The Seventh Circuit next examined whether the settlement mooted the plaintiff’s statutory damages claim. The Seventh Circuit noted that this was an issue of first impression in this Circuit.
The Seventh Circuit began its analysis with the relevant language of the FDCPA:
(a) Amount of damages
Except as otherwise provided by this section, any debt collector who fails to comply with any provision of this subchapter with respect to any person is liable to such person in an amount equal to the sum of:
(1) any actual damage sustained by such person as a result of such failure;
(2)(A) in the case of any action by an individual, such additional damages as the court may allow, but not exceeding $1,000. 15 U.S.C. § 1692k(a).
The Seventh Circuit observed that the FDCPA limits the amount of statutory damages, capping them at $1,000 per action, not per violation and not per defendant. See Harper v. Better Bus. Servs., Inc., 961 F.2d 1561, 1563 (11th Cir. 1992).
Further, “the actual-damages provision mirrors the statutory damages provision.” As such, “actual damages for the same single, indivisible injury are not multiplied by the number of defendants.” This, the Court held, demonstrates that the number of defendants does not multiply the statutory damages “provided in the parallel clause.”
Courts generally are required to strictly and narrowly construe statutes in derogation of the common law. The FDCPA, “construed strictly and narrowly, provides no clear, express basis to extend statutory damages beyond the common-law single-recovery rule.” Although Congress could have provided that a plaintiff may recover statutory damages on a “per defendant” basis, it did not.

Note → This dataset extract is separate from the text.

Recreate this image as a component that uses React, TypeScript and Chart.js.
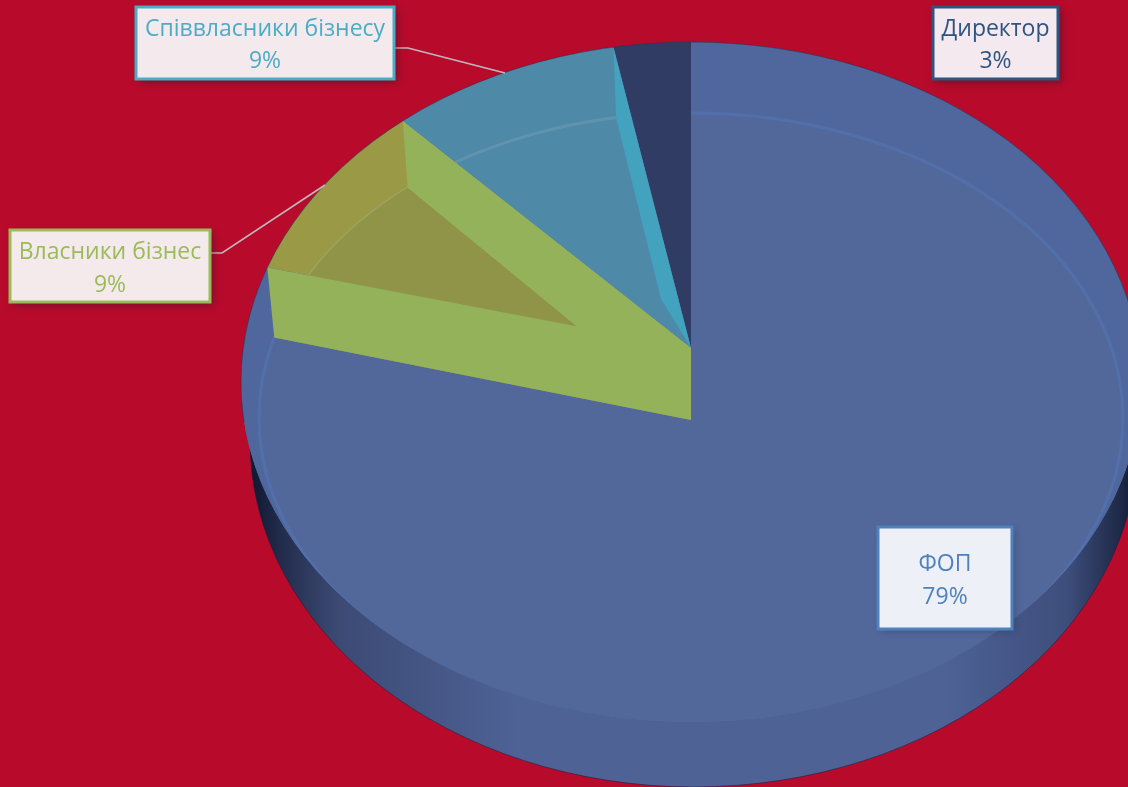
import React, { useEffect, useRef } from "react";
import { Chart, registerables } from "chart.js";

Chart.register(...registerables);

// ---- data ----
const categories = ["ФОП", "Власники бізнес", "Співвласники бізнесу", "Директор"];
const shares = [79, 9, 9, 3];

// ---- styles ----
const sliceColors = ["#52689B", "#9A9A46", "#4F89A8", "#313C64"];
const labelColors = ["#4F81BD", "#9BBB59", "#4BACC6", "#2F5480"];
const labelBackgrounds = ["#EDF0F6", "#F4EAEC", "#F4EAEE", "#F3E9EE"];
const shadowAlpha = [0.22, 0.45, 0.45, 0.5];
const PAGE_BG = "#B80B2C";
const FONT = '"Open Sans", sans-serif';

// ---- layout of the perspective drawing ----
const W = 1128;
const H = 787;
const APEX = { x: 691, y: 348 };
const FLOOR_APEX = { x: 691, y: 420 };
const RIM = { x: 691, y: 382, rx: 450, ry: 340 };
const RING = { x: 691, y: 418, rx: 432, ry: 305 };
const BASE = { x: 694, y: 441, rx: 444, ry: 346 };
const SX = 1.5;
const SY = SX * 0.74;
const FLOOR_SY = SX * 0.77;

// label box: [left, top, right, bottom], order as categories
const boxes = [
  [878, 527, 1012, 629],
  [10, 230, 210, 302],
  [136, 7, 394, 79],
  [933, 7, 1058, 79],
];
const textLines = [
  [564, 597],
  [252, 285],
  [29, 61],
  [29, 61],
];
const leaders: (number[][] | null)[] = [
  null,
  [[210, 253], [222, 253], [325, 185]],
  [[394, 48], [408, 48], [505, 73]],
  null,
];

type Pt = { x: number; y: number };
type Ell = { x: number; y: number; rx: number; ry: number };

function hit(from: Pt, angle: number, e: Ell, sy: number = SY): Pt {
  const dx = Math.cos(angle) * SX;
  const dy = Math.sin(angle) * sy;
  const ox = (from.x - e.x) / e.rx;
  const oy = (from.y - e.y) / e.ry;
  const ax = dx / e.rx;
  const ay = dy / e.ry;
  const a = ax * ax + ay * ay;
  const b = 2 * (ox * ax + oy * ay);
  const c = ox * ox + oy * oy - 1;
  const t = (-b + Math.sqrt(Math.max(0, b * b - 4 * a * c))) / (2 * a);
  return { x: from.x + dx * t, y: from.y + dy * t };
}
const lerp = (p: Pt, q: Pt, t: number): Pt => ({ x: p.x + (q.x - p.x) * t, y: p.y + (q.y - p.y) * t });

function trace(ctx: CanvasRenderingContext2D, pts: Pt[]) {
  ctx.beginPath();
  pts.forEach((p, i) => (i ? ctx.lineTo(p.x, p.y) : ctx.moveTo(p.x, p.y)));
  ctx.closePath();
}
function poly(ctx: CanvasRenderingContext2D, pts: Pt[], fill: string) {
  trace(ctx, pts);
  ctx.fillStyle = fill;
  ctx.fill();
}
function ell(ctx: CanvasRenderingContext2D, e: Ell) {
  ctx.beginPath();
  ctx.ellipse(e.x, e.y, e.rx, e.ry, 0, 0, Math.PI * 2);
}
function sector(a: number, b: number): Pt[] {
  const pts: Pt[] = [APEX];
  for (let i = 0; i <= 96; i++) pts.push(hit(APEX, a + ((b - a) * i) / 96, RIM));
  return pts;
}

const piePlugin = {
  id: "glassPie",
  beforeDraw(chart: any) {
    const ctx = chart.ctx as CanvasRenderingContext2D;
    ctx.save();
    ctx.fillStyle = PAGE_BG;
    ctx.fillRect(0, 0, W, H);
    // side wall of the disc
    const g = ctx.createLinearGradient(BASE.x - BASE.rx, 0, BASE.x + BASE.rx, 0);
    g.addColorStop(0, "#0F1730");
    g.addColorStop(0.035, "#222C4C");
    g.addColorStop(0.1, "#3C4A74");
    g.addColorStop(0.3, "#4E6296");
    g.addColorStop(0.78, "#4E6296");
    g.addColorStop(0.92, "#3E4E7C");
    g.addColorStop(0.98, "#1E2947");
    g.addColorStop(1, "#0F1730");
    ell(ctx, BASE);
    ctx.fillStyle = g;
    ctx.fill();
    ctx.strokeStyle = "rgba(30,30,60,0.55)";
    ctx.lineWidth = 1;
    ctx.stroke();
    ell(ctx, RIM);
    ctx.fillStyle = sliceColors[0];
    ctx.fill();
    ctx.restore();
  },
  beforeDatasetsDraw(chart: any) {
    const ctx = chart.ctx as CanvasRenderingContext2D;
    const arc = chart.getDatasetMeta(0).data[0];
    ctx.save();
    ell(ctx, RIM);
    ctx.clip();
    ctx.translate(APEX.x, APEX.y);
    ctx.scale(SX, SY);
    ctx.translate(-arc.x, -arc.y);
  },
  afterDatasetsDraw(chart: any) {
    const ctx = chart.ctx as CanvasRenderingContext2D;
    ctx.restore();
    const arcs = chart.getDatasetMeta(0).data;
    ctx.save();

    // brighter band between the rim and the floor circle, on the big slice only
    ctx.save();
    trace(ctx, sector(arcs[0].startAngle, arcs[0].endAngle));
    ctx.clip();
    ctx.beginPath();
    ctx.ellipse(RIM.x, RIM.y, RIM.rx, RIM.ry, 0, 0, Math.PI * 2);
    ctx.ellipse(RING.x, RING.y, RING.rx, RING.ry, 0, 0, Math.PI * 2);
    ctx.fillStyle = "rgba(70,105,185,0.09)";
    ctx.fill("evenodd");
    ell(ctx, RING);
    ctx.strokeStyle = "rgba(85,125,195,0.38)";
    ctx.lineWidth = 3;
    ctx.stroke();
    ctx.restore();

    // faint floor circle seen through the two glass slices
    ctx.save();
    trace(ctx, sector(arcs[1].startAngle, arcs[2].endAngle));
    ctx.clip();
    ell(ctx, RING);
    ctx.strokeStyle = "rgba(170,195,190,0.2)";
    ctx.lineWidth = 3;
    ctx.stroke();
    ctx.restore();

    // floor of the owners slice
    const a1 = arcs[1].startAngle;
    const a2 = arcs[1].endAngle;
    const floorPts: Pt[] = [FLOOR_APEX];
    for (let i = 0; i <= 24; i++) floorPts.push(hit(FLOOR_APEX, a1 + ((a2 - a1) * i) / 24, RING, FLOOR_SY));
    poly(ctx, floorPts, "#8F9449");

    // cut faces
    const wall = "#94B25A";
    const upperRim = hit(APEX, a2, RIM);
    const upperFloor = hit(FLOOR_APEX, a2, RING, FLOOR_SY);
    poly(ctx, [upperRim, upperFloor, lerp(upperFloor, FLOOR_APEX, 0.75), APEX], wall);
    poly(ctx, [hit(APEX, a1, RIM), hit(FLOOR_APEX, a1, RING, FLOOR_SY), FLOOR_APEX, APEX], wall);

    const tealEnd = arcs[2].endAngle;
    const tealRim = hit(APEX, tealEnd, RIM);
    const tealFloor = hit(FLOOR_APEX, tealEnd, RING, FLOOR_SY);
    poly(ctx, [tealRim, tealFloor, lerp(tealFloor, FLOOR_APEX, 0.6), APEX], "#43A2BE");

    // dark hairline along the upper rim
    ctx.save();
    ctx.beginPath();
    ctx.rect(0, 0, W, RIM.y + 40);
    ctx.clip();
    ell(ctx, RIM);
    ctx.strokeStyle = "rgba(40,40,70,0.5)";
    ctx.lineWidth = 1;
    ctx.stroke();
    ctx.restore();

    // leader lines
    ctx.strokeStyle = "#BDB9BC";
    ctx.lineWidth = 1.6;
    leaders.forEach((l) => {
      if (!l) return;
      ctx.beginPath();
      l.forEach((p, i) => (i ? ctx.lineTo(p[0], p[1]) : ctx.moveTo(p[0], p[1])));
      ctx.stroke();
    });

    // labels
    categories.forEach((name, i) => {
      const [l, t, r, b] = boxes[i];
      ctx.save();
      ctx.shadowColor = `rgba(30,20,40,${shadowAlpha[i]})`;
      ctx.shadowBlur = 8;
      ctx.shadowOffsetX = 3;
      ctx.shadowOffsetY = 3;
      ctx.fillStyle = labelBackgrounds[i];
      ctx.fillRect(l, t, r - l, b - t);
      ctx.restore();
      ctx.strokeStyle = labelColors[i];
      ctx.lineWidth = 3;
      ctx.strokeRect(l, t, r - l, b - t);
      ctx.fillStyle = labelColors[i];
      ctx.font = `23px ${FONT}`;
      ctx.textAlign = "center";
      ctx.textBaseline = "middle";
      const cx = (l + r) / 2;
      ctx.fillText(name, cx, textLines[i][0]);
      ctx.fillText(`${shares[i]}%`, cx, textLines[i][1]);
    });
    ctx.restore();
  },
};

export default function App() {
  const ref = useRef<HTMLCanvasElement>(null);
  useEffect(() => {
    if (!ref.current) return;
    const chart = new Chart(ref.current, {
      type: "pie",
      data: {
        labels: categories,
        datasets: [{ data: shares, backgroundColor: sliceColors, borderWidth: 0 }],
      },
      options: {
        responsive: false,
        animation: false,
        events: [],
        layout: { padding: 0 },
        plugins: { legend: { display: false }, tooltip: { enabled: false }, title: { display: false } },
      },
      plugins: [piePlugin],
    } as any);
    return () => chart.destroy();
  }, []);
  return (
    <canvas
      ref={ref}
      width={W}
      height={H}
      style={{ display: "block", position: "fixed", left: 0, top: 0, width: W, height: H }}
    />
  );
}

Therefore, the Seventh Circuit concluded that the number of defendants does not multiply the available FDCPA statutory damages “where the plaintiff suffered an indivisible harm caused by defendants who did not violate the FDCPA independently of each other.”
The Seventh Circuit recognized that its decision is in line with its sister circuits that examined this issue. See Goodmann v. People s Bank, 209 Fed.Appx. 111, 114 (3d Cir. 2006) (“We agree with Appellees that 15 U.S.C. § 1692k(a)(2)(A) is best read as limiting statutory damages to $1,000 per successful court action.”); Peter v. GC Servs., L.P., 310 F.3d 344, 352 n.5 (5th Cir. 2002) (“[D]amages for violation of the FDCPA in § 1692k are limited to actual damages, plus maximum statutory damages of $1,000 per action, not per violation’.”); Wright v. Fin. Serv. of Norwalk, Inc., 22 F.3d 647, 651 (6th Cir. 1994) (“Congress intended to limit “other damages” to $1,000 per proceeding, not to $1,000 per violation.”; Harper, 961 F.2d at 1563 (“[T]he plain language of section 1692k(a)(2)(A) provides for maximum statutory damages of $1,000.”).

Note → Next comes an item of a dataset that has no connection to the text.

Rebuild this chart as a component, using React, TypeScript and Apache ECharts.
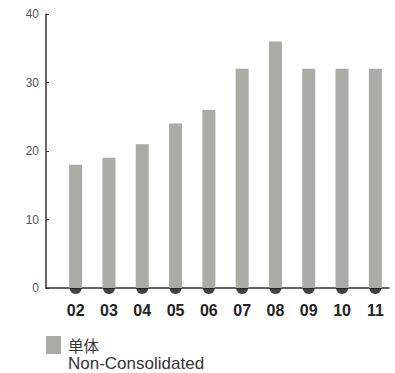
import React, { useEffect, useRef } from "react";
import * as echarts from "echarts";

const categories = ["02", "03", "04", "05", "06", "07", "08", "09", "10", "11"];
const values = [18, 19, 21, 24, 26, 32, 36, 32, 32, 32];
const baseDots = [0, 0, 0, 0, 0, 0, 0, 0, 0, 0];
const seriesName = "单体";
const seriesNameEn = "Non-Consolidated";

export default function App() {
  const ref = useRef<HTMLDivElement>(null);
  useEffect(() => {
    if (!ref.current) return;
    const chart = echarts.init(ref.current, null, { renderer: "svg" });
    const font = "'Liberation Sans', Arial, Helvetica, sans-serif";
    chart.setOption({
      animation: false,
      grid: [
        { left: 59, right: 3, top: 14, bottom: 85 },
        { left: 46, right: 6, top: 14, bottom: 85 },
      ],
      legend: {
        data: [seriesName],
        left: 46,
        top: 336,
        itemWidth: 15,
        itemHeight: 18,
        itemGap: 7,
        icon: "rect",
        textStyle: { fontFamily: "'Noto Sans CJK JP', sans-serif", fontSize: 15.5, color: "#333", padding: [0, 0, 0, 2] },
        padding: 0,
      },
      graphic: [
        {
          type: "text",
          left: 68,
          top: 355,
          style: { text: seriesNameEn, font: "17px " + font, fill: "#333" },
        },
      ],
      xAxis: [
        {
          type: "category",
          gridIndex: 0,
          data: categories,
          axisLine: { show: false },
          axisTick: { show: false },
          axisLabel: {
            margin: 14,
            color: "#222",
            fontSize: 16,
            fontWeight: "bold",
            fontFamily: font,
          },
        },
        {
          type: "category",
          gridIndex: 1,
          data: categories,
          axisLine: { show: true, lineStyle: { color: "#333", width: 1.5 } },
          axisTick: { show: false },
          axisLabel: { show: false },
        },
      ],
      yAxis: [
        {
          type: "value",
          gridIndex: 0,
          min: 0,
          max: 40,
          interval: 10,
          show: false,
          splitLine: { show: false },
        },
        {
          type: "value",
          gridIndex: 1,
          min: 0,
          max: 40,
          interval: 10,
          axisLine: { show: true, lineStyle: { color: "#333", width: 1.5 } },
          axisTick: { show: true, inside: true, length: 3, lineStyle: { color: "#333" } },
          splitLine: { show: false },
          axisLabel: { color: "#555", fontSize: 12, fontFamily: font, margin: 7 },
        },
      ],
      series: [
        {
          name: seriesName,
          type: "bar",
          xAxisIndex: 0,
          yAxisIndex: 0,
          data: values,
          barWidth: 13,
          itemStyle: { color: "#a9aba5" },
          z: 3,
        },
        {
          name: "dot",
          type: "scatter",
          xAxisIndex: 0,
          yAxisIndex: 0,
          data: baseDots,
          symbol: "circle",
          symbolSize: 12,
          itemStyle: { color: "#111" },
          z: 1,
          silent: true,
        },
      ],
    });
    return () => chart.dispose();
  }, []);
  return <div ref={ref} style={{ width: 395, height: 373, position: "absolute", left: 0, top: 0 }} />;
}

The Seventh Circuit accordingly held that the plaintiff was only entitled to recover FDCPA statutory damages capped at $1,000 for her indivisible injury once. Thus, the plaintiff’s settlement with the creditor mooted her FDCPA statutory damages claim against the law firm, and the plaintiff was not entitled to attorneys’ fees or costs from the law firm.
The Seventh Circuit therefore vacated the judgment against the law firm and remanded for additional proceedings consistent with its opinion.